シングルバックハンドショットはスイング時にはインパクト時点まで、後ろの肩を開かずに残さねば
  なりません。
スイングはラケットを打点に向けて押し出すのではなく、引き出すこと。スイング練習中にコーチから、
  「
ラケットを強く、速く引き出せ!」と言われました。

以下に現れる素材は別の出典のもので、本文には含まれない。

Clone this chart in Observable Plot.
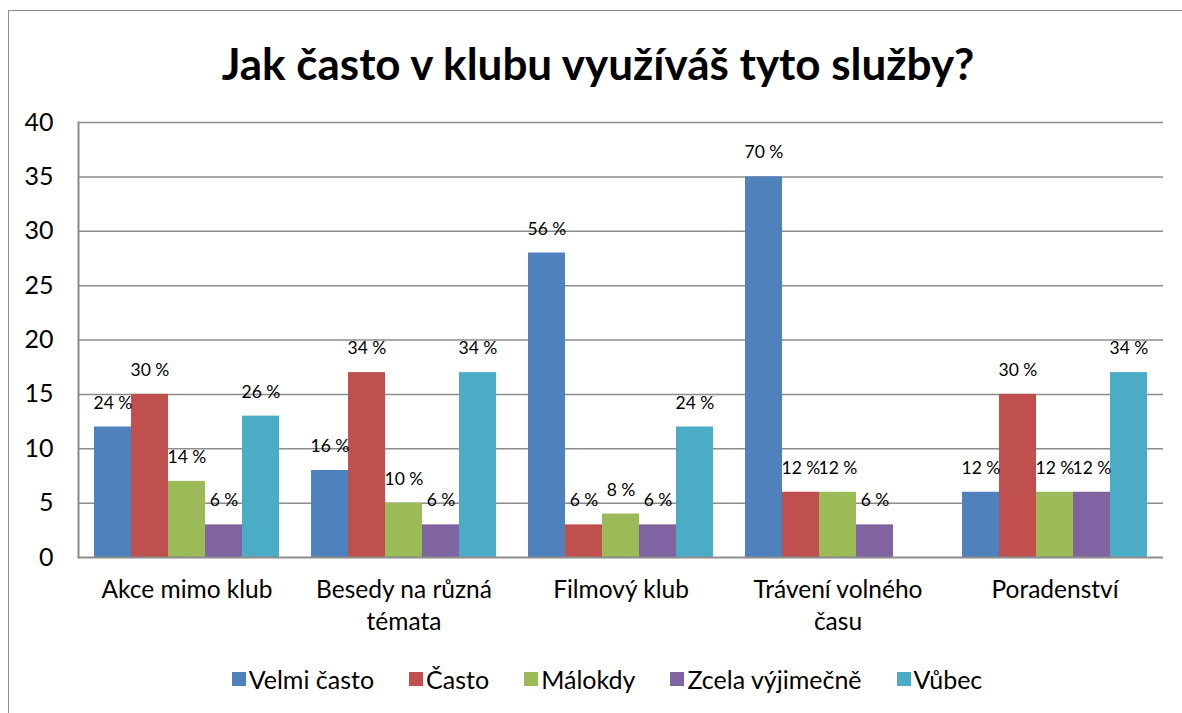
<!DOCTYPE html>
<html><head><meta charset="utf-8">
<script src="https://cdn.jsdelivr.net/npm/d3@7"></script>
<script src="https://cdn.jsdelivr.net/npm/@observablehq/plot@0.6"></script>
<style>
body{margin:0;background:#fff;font-family:Lato,sans-serif;width:1182px;height:713px;overflow:hidden;position:relative;}
#box{position:absolute;left:8px;top:10px;width:1200px;height:720px;border-left:1.5px solid #8c8c8c;border-top:1.5px solid #8c8c8c;}
#title{position:absolute;left:8px;width:1180px;top:41px;text-align:center;font-family:Lato;font-weight:bold;font-size:44px;color:#000;line-height:1;}
#chart{position:absolute;left:0;top:100px;}
#legend{position:absolute;left:0;width:1214px;top:662px;display:flex;justify-content:center;}
.lg-swatches{font-family:Lato !important;font-size:25px !important;color:#000 !important;}
.lg-swatch{margin-right:35px !important;}
.lg-swatch:last-child{margin-right:0 !important;}
.lg-swatch svg{margin-right:3px !important;}
</style>
</head><body>
<div id="box"></div>
<div id="title">Jak často v klubu využíváš tyto služby?</div>
<div id="chart"></div>
<div id="legend"></div>
<script>
const categories = ["Akce mimo klub","Besedy na různá témata","Filmový klub","Trávení volného času","Poradenství"];
const categoryLabels = ["Akce mimo klub","Besedy na různá\ntémata","Filmový klub","Trávení volného\nčasu","Poradenství"];
const series = ["Velmi často","Často","Málokdy","Zcela výjimečně","Vůbec"];
const colors = ["#4F81BD","#C0504D","#9BBB59","#8064A2","#4BACC6"];
const velmiCasto = [12, 8, 28, 35, 6];
const casto = [15, 17, 3, 6, 15];
const malokdy = [7, 5, 4, 6, 6];
const zcelaVyjimecne = [3, 3, 3, 3, 6];
const vubec = [13, 17, 12, null, 17];
const velmiCastoPct = [24, 16, 56, 70, 12];
const castoPct = [30, 34, 6, 12, 30];
const malokdyPct = [14, 10, 8, 12, 12];
const zcelaVyjimecnePct = [6, 6, 6, 6, 12];
const vubecPct = [26, 34, 24, null, 34];
const yTicks = [0, 5, 10, 15, 20, 25, 30, 35, 40];

const values = [velmiCasto, casto, malokdy, zcelaVyjimecne, vubec];
const pcts = [velmiCastoPct, castoPct, malokdyPct, zcelaVyjimecnePct, vubecPct];
const rows = [];
categories.forEach((c, j) => series.forEach((s, i) => {
  if (values[i][j] != null) rows.push({category: c, series: s, value: values[i][j], pct: pcts[i][j]});
}));
const labelOf = new Map(categories.map((c, j) => [c, categoryLabels[j]]));

const chart = Plot.plot({
  width: 1182, height: 545,
  marginLeft: 77, marginRight: 19, marginTop: 22, marginBottom: 88,
  style: {fontFamily: "Lato", fontSize: "25px", color: "#000", background: "transparent", overflow: "visible"},
  fx: {domain: categories, padding: 0, label: null, axis: null},
  x: {domain: series, paddingInner: 0, paddingOuter: 0.373, axis: null},
  y: {domain: [0, 40], ticks: yTicks, tickSize: 0, tickPadding: 25, label: null},
  color: {domain: series, range: colors},
  marks: [
    Plot.ruleY(yTicks.filter(d => d > 0), {stroke: "#8c8c8c", strokeWidth: 1.5}),
    Plot.barY(rows, {fx: "category", x: "series", y: "value", fill: "series"}),
    Plot.text(rows, {fx: "category", x: "series", y: "value", text: d => d.pct + " %", dy: -24, fontSize: 17.5, fill: "#000"}),
    Plot.ruleY([0], {stroke: "#8c8c8c", strokeWidth: 2}),
    Plot.frame({anchor: "left", facet: "super", stroke: "#8c8c8c", strokeWidth: 2}),
    Plot.axisFx({anchor: "bottom", tickSize: 0, tickPadding: 18, lineHeight: 1.3, fontSize: 24.5, tickFormat: d => labelOf.get(d), label: null})
  ]
});
document.getElementById("chart").appendChild(chart);

const legend = Plot.legend({color: {domain: series, range: colors}, legend: "swatches", swatchSize: 14, className: "lg"});
document.getElementById("legend").appendChild(legend);
</script>
</body></html>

意識的なフォロースルーは不要です。
  (注)片手バックハンドは全て<引くスイング>が基本です。  

   実際にボールを打つのも、日本のコーチのように球出しして闇雲にボールを数多く打たせるのではなしに、コーチが筆者の
  素振りを何回かチェックして、グリップ/打球の構え/スイングの形がほぼ正しく整い、固まったと判断した時点であり、
  実際にボールを打ったのは僅か5~6球だけでした。

  当時の私は超多忙な商社マンであり、不定期な出張が多かったこともあり
、当時の老コーチは日本大使館の
  生徒の引っ張りだこでしたから、
同コーチとのアポイント取得が難しく、再度レッスンを受けるチャンスを作れなかった
  ことが悔やまれます
が、一度きりだったからこそ、片手バックハンドの極意の印象が深く残ったのだと思います。